Barry O'Shaughnessy, the manager of procurement of South Shore Health in Weymouth, is responsible for ordering PPE for hospital workers. He says demand for the surgical masks over the past several months made it difficult to keep a sufficient supply on hand, so this past January he went outside of the hospital's normal supplier in search of masks.
"As usage volume went up here at the hospital, what we were allocated was remaining the same," says O'Shaughnessy. "We had to search outside the normal supply chain."
That meant placing an order with a third-party company based out of New Jersey that claimed to have a supply of 3M masks. O'Shaughnessy ordered 30,000, with one exception.
"I said, 'I'm going to have to verify that these are real… before I pay you.' The gentleman said, 'that's fine.'"
When the boxes of surgical masks arrived at South Shore Health, O'Shaughnessy says he noticed something was different about the masks, and how they were packaged.
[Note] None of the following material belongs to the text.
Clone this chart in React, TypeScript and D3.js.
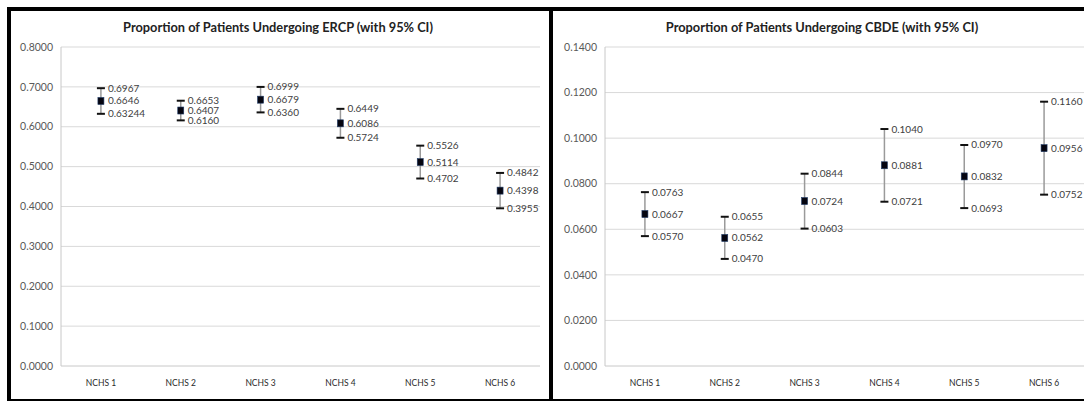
import React from "react";
import * as d3 from "d3";

const categories = ["NCHS 1", "NCHS 2", "NCHS 3", "NCHS 4", "NCHS 5", "NCHS 6"];

const ercpMean = [0.6646, 0.6407, 0.6679, 0.6086, 0.5114, 0.4398];
const ercpUpper = [0.6967, 0.6653, 0.6999, 0.6449, 0.5526, 0.4842];
const ercpLower = [0.63244, 0.616, 0.636, 0.5724, 0.4702, 0.3955];
const ercpTicks = [0, 0.1, 0.2, 0.3, 0.4, 0.5, 0.6, 0.7, 0.8];

const cbdeMean = [0.0667, 0.0562, 0.0724, 0.0881, 0.0832, 0.0956];
const cbdeUpper = [0.0763, 0.0655, 0.0844, 0.104, 0.097, 0.116];
const cbdeLower = [0.057, 0.047, 0.0603, 0.0721, 0.0693, 0.0752];
const cbdeTicks = [0, 0.02, 0.04, 0.06, 0.08, 0.1, 0.12, 0.14];

const ercpTitle = "Proportion of Patients Undergoing ERCP (with 95% CI)";
const cbdeTitle = "Proportion of Patients Undergoing CBDE (with 95% CI)";

const FONT = "Lato, 'Open Sans', sans-serif";

function fmt(v: number): string {
  const s = String(v);
  const dec = s.includes(".") ? s.split(".")[1].length : 0;
  return v.toFixed(Math.max(4, dec));
}

type PanelProps = {
  title: string;
  mean: number[];
  upper: number[];
  lower: number[];
  ticks: number[];
  x0: number;
  x1: number;
  labelRight: number;
  titleX: number;
};

function Panel({ title, mean, upper, lower, ticks, x0, x1, labelRight, titleX }: PanelProps) {
  const top = 47;
  const bottom = 366;
  const y = d3.scaleLinear().domain([0, d3.max(ticks) as number]).range([bottom, top]);
  const x = d3.scaleBand<string>().domain(categories).range([x0, x1]);
  const cx = (c: string) => (x(c) as number) + x.bandwidth() / 2;
  return (
    <g>
      <text x={titleX} y={32} textAnchor="middle" fontFamily={FONT} fontWeight="bold" fontSize={12.8} fill="#222">
        {title}
      </text>
      {ticks.map((t) => (
        <g key={t}>
          <line x1={x0} x2={x1} y1={y(t)} y2={y(t)} stroke={t === 0 ? "#c8c8c8" : "#d9d9d9"} strokeWidth={1} />
          <text x={labelRight} y={y(t)} dy="0.35em" textAnchor="end" fontFamily={FONT} fontSize={10.5} fill="#595959">
            {t.toFixed(4)}
          </text>
        </g>
      ))}
      <line x1={x0} x2={x0} y1={top} y2={bottom} stroke="#c8c8c8" strokeWidth={1} />
      {categories.map((c) => (
        <text key={c} x={cx(c)} y={386} textAnchor="middle" fontFamily={FONT} fontSize={8.5} fill="#2a2a2a">
          {c}
        </text>
      ))}
      {categories.map((c, i) => {
        const px = cx(c);
        return (
          <g key={"e" + c}>
            <line x1={px} x2={px} y1={y(upper[i])} y2={y(lower[i])} stroke="#9a9a9a" strokeWidth={1.5} />
            <line x1={px - 4} x2={px + 4} y1={y(upper[i])} y2={y(upper[i])} stroke="#111" strokeWidth={2} />
            <line x1={px - 4} x2={px + 4} y1={y(lower[i])} y2={y(lower[i])} stroke="#111" strokeWidth={2} />
            <rect x={px - 3} y={y(mean[i]) - 3.5} width={6} height={7} fill="#050510" stroke="#1f3a66" strokeWidth={0.6} />
            <text x={px + 7} y={y(upper[i])} dy="0.35em" fontFamily={FONT} fontSize={10} fill="#404040">
              {fmt(upper[i])}
            </text>
            <text x={px + 7} y={y(mean[i])} dy="0.35em" fontFamily={FONT} fontSize={10} fill="#404040">
              {fmt(mean[i])}
            </text>
            <text x={px + 7} y={y(lower[i])} dy="0.35em" fontFamily={FONT} fontSize={10} fill="#404040">
              {fmt(lower[i])}
            </text>
          </g>
        );
      })}
    </g>
  );
}

export default function App() {
  return (
    <div style={{ position: "absolute", left: 0, top: 0 }}>
      <svg width={1084} height={401} style={{ display: "block", background: "#fff" }}>
        <rect x={0} y={0} width={1084} height={401} fill="#fff" />
        <Panel
          title={ercpTitle}
          mean={ercpMean}
          upper={ercpUpper}
          lower={ercpLower}
          ticks={ercpTicks}
          x0={61}
          x1={540}
          labelRight={53}
          titleX={278}
        />
        <Panel
          title={cbdeTitle}
          mean={cbdeMean}
          upper={cbdeUpper}
          lower={cbdeLower}
          ticks={cbdeTicks}
          x0={605}
          x1={1084}
          labelRight={597}
          titleX={822}
        />
        <rect x={9} y={9} width={542} height={392} fill="none" stroke="#000" strokeWidth={4} />
        <rect x={551} y={9} width={545} height={392} fill="none" stroke="#000" strokeWidth={4} />
      </svg>
    </div>
  );
}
"When I was inspecting the shipping boxes," O'Shaughnessy says, "I noticed the 3M label was in a different position on the exterior shipping box."
At that point, his gut told him something was off.
He had been working with 3M to make sure the shipment was safe, and when he sent photos of the masks and their boxes, a company representative determined they were counterfeit.
O'Shaughnessy says he filed a fraud report with 3M, and then The Department of Homeland Security seized the masks and is investigating. "They said they had been working on a number of cases like this," O'Shaughnessy says. "You'd be surprised how much of this is going on."
O'Shaughnessy would not name the supplier who shipped the fake masks, only that he will let Homeland Security handle that part. "I was happy to get them out of the supply chain because if you didn't go through the extent to verify them, they could end up on your frontline workers' faces," O'Shaughnessy said.
Now that coronavirus numbers are improving, O'Shaughnessy says the hospital is doing much better with mask supply, as well as other PPE.